* [TASK GOAL]
Pictures do not belong in your copy. Repeat all the other data exactly.

* [COLLECTED DATA]
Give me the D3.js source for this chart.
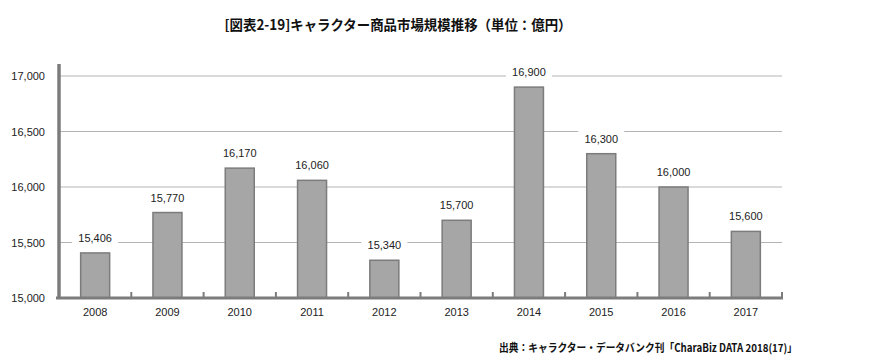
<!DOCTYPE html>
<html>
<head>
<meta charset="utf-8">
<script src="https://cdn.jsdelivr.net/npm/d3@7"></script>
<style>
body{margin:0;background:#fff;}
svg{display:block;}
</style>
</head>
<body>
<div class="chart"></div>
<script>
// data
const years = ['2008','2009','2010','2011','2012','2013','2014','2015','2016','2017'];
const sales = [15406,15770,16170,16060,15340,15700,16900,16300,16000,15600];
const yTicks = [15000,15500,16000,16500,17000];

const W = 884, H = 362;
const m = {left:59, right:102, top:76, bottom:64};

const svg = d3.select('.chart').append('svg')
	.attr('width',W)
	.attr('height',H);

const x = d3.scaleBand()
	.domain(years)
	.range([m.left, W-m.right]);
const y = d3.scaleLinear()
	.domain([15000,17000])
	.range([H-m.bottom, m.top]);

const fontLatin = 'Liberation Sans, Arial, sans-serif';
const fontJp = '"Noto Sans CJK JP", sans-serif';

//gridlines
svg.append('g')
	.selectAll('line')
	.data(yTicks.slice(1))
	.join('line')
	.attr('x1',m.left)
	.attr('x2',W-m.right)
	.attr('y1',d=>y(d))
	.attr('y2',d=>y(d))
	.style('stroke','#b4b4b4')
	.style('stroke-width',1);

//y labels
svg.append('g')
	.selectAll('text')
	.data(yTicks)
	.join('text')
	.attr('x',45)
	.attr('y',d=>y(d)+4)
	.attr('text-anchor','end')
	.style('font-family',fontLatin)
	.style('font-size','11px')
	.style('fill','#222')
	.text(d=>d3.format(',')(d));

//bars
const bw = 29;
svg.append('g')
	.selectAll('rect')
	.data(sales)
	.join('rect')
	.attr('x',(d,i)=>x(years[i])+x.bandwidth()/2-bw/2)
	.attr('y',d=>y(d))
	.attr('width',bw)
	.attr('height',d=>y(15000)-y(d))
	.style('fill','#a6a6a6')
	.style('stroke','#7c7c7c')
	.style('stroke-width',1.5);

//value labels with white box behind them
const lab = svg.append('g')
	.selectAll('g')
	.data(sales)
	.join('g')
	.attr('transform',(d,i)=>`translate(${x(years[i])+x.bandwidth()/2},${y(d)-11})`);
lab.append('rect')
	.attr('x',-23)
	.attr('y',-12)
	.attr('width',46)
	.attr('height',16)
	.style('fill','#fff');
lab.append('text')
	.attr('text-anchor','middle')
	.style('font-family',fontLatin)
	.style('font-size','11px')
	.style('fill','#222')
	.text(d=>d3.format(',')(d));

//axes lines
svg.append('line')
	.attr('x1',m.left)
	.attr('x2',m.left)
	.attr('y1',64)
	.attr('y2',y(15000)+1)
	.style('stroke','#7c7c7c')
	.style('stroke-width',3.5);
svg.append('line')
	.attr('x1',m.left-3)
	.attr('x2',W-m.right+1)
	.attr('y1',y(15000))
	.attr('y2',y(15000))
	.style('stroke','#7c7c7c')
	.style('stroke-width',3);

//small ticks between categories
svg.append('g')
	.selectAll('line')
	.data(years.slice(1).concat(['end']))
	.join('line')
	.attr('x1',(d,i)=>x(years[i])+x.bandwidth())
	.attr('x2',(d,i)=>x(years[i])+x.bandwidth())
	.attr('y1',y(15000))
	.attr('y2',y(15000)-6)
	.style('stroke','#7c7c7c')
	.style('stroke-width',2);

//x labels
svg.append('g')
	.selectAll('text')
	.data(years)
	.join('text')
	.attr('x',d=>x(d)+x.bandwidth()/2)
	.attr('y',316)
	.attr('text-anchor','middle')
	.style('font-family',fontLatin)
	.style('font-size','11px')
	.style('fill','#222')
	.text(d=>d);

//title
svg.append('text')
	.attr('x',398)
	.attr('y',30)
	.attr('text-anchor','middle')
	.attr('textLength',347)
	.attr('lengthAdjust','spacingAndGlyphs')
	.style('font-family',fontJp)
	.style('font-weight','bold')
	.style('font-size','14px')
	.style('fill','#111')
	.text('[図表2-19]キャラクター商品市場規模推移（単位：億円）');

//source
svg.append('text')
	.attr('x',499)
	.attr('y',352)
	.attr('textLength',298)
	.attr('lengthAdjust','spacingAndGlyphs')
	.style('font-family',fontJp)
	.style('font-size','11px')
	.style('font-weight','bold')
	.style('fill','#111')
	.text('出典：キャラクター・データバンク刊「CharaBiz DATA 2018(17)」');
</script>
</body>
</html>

* [CORRECT RESPONSE]
Give me the D3.js source for this chart.
<!DOCTYPE html>
<html>
<head>
<meta charset="utf-8">
<script src="https://cdn.jsdelivr.net/npm/d3@7"></script>
<style>
body{margin:0;background:#fff;}
svg{display:block;}
</style>
</head>
<body>
<div class="chart"></div>
<script>
// data
const years = ['2008','2009','2010','2011','2012','2013','2014','2015','2016','2017'];
const sales = [15406,15770,16170,16060,15340,15700,16900,16300,16000,15600];
const yTicks = [15000,15500,16000,16500,17000];

const W = 884, H = 362;
const m = {left:59, right:102, top:76, bottom:64};

const svg = d3.select('.chart').append('svg')
	.attr('width',W)
	.attr('height',H);

const x = d3.scaleBand()
	.domain(years)
	.range([m.left, W-m.right]);
const y = d3.scaleLinear()
	.domain([15000,17000])
	.range([H-m.bottom, m.top]);

const fontLatin = 'Liberation Sans, Arial, sans-serif';
const fontJp = '"Noto Sans CJK JP", sans-serif';

//gridlines
svg.append('g')
	.selectAll('line')
	.data(yTicks.slice(1))
	.join('line')
	.attr('x1',m.left)
	.attr('x2',W-m.right)
	.attr('y1',d=>y(d))
	.attr('y2',d=>y(d))
	.style('stroke','#b4b4b4')
	.style('stroke-width',1);

//y labels
svg.append('g')
	.selectAll('text')
	.data(yTicks)
	.join('text')
	.attr('x',45)
	.attr('y',d=>y(d)+4)
	.attr('text-anchor','end')
	.style('font-family',fontLatin)
	.style('font-size','11px')
	.style('fill','#222')
	.text(d=>d3.format(',')(d));

//bars
const bw = 29;
svg.append('g')
	.selectAll('rect')
	.data(sales)
	.join('rect')
	.attr('x',(d,i)=>x(years[i])+x.bandwidth()/2-bw/2)
	.attr('y',d=>y(d))
	.attr('width',bw)
	.attr('height',d=>y(15000)-y(d))
	.style('fill','#a6a6a6')
	.style('stroke','#7c7c7c')
	.style('stroke-width',1.5);

//value labels with white box behind them
const lab = svg.append('g')
	.selectAll('g')
	.data(sales)
	.join('g')
	.attr('transform',(d,i)=>`translate(${x(years[i])+x.bandwidth()/2},${y(d)-11})`);
lab.append('rect')
	.attr('x',-23)
	.attr('y',-12)
	.attr('width',46)
	.attr('height',16)
	.style('fill','#fff');
lab.append('text')
	.attr('text-anchor','middle')
	.style('font-family',fontLatin)
	.style('font-size','11px')
	.style('fill','#222')
	.text(d=>d3.format(',')(d));

//axes lines
svg.append('line')
	.attr('x1',m.left)
	.attr('x2',m.left)
	.attr('y1',64)
	.attr('y2',y(15000)+1)
	.style('stroke','#7c7c7c')
	.style('stroke-width',3.5);
svg.append('line')
	.attr('x1',m.left-3)
	.attr('x2',W-m.right+1)
	.attr('y1',y(15000))
	.attr('y2',y(15000))
	.style('stroke','#7c7c7c')
	.style('stroke-width',3);

//small ticks between categories
svg.append('g')
	.selectAll('line')
	.data(years.slice(1).concat(['end']))
	.join('line')
	.attr('x1',(d,i)=>x(years[i])+x.bandwidth())
	.attr('x2',(d,i)=>x(years[i])+x.bandwidth())
	.attr('y1',y(15000))
	.attr('y2',y(15000)-6)
	.style('stroke','#7c7c7c')
	.style('stroke-width',2);

//x labels
svg.append('g')
	.selectAll('text')
	.data(years)
	.join('text')
	.attr('x',d=>x(d)+x.bandwidth()/2)
	.attr('y',316)
	.attr('text-anchor','middle')
	.style('font-family',fontLatin)
	.style('font-size','11px')
	.style('fill','#222')
	.text(d=>d);

//title
svg.append('text')
	.attr('x',398)
	.attr('y',30)
	.attr('text-anchor','middle')
	.attr('textLength',347)
	.attr('lengthAdjust','spacingAndGlyphs')
	.style('font-family',fontJp)
	.style('font-weight','bold')
	.style('font-size','14px')
	.style('fill','#111')
	.text('[図表2-19]キャラクター商品市場規模推移（単位：億円）');

//source
svg.append('text')
	.attr('x',499)
	.attr('y',352)
	.attr('textLength',298)
	.attr('lengthAdjust','spacingAndGlyphs')
	.style('font-family',fontJp)
	.style('font-size','11px')
	.style('font-weight','bold')
	.style('fill','#111')
	.text('出典：キャラクター・データバンク刊「CharaBiz DATA 2018(17)」');
</script>
</body>
</html>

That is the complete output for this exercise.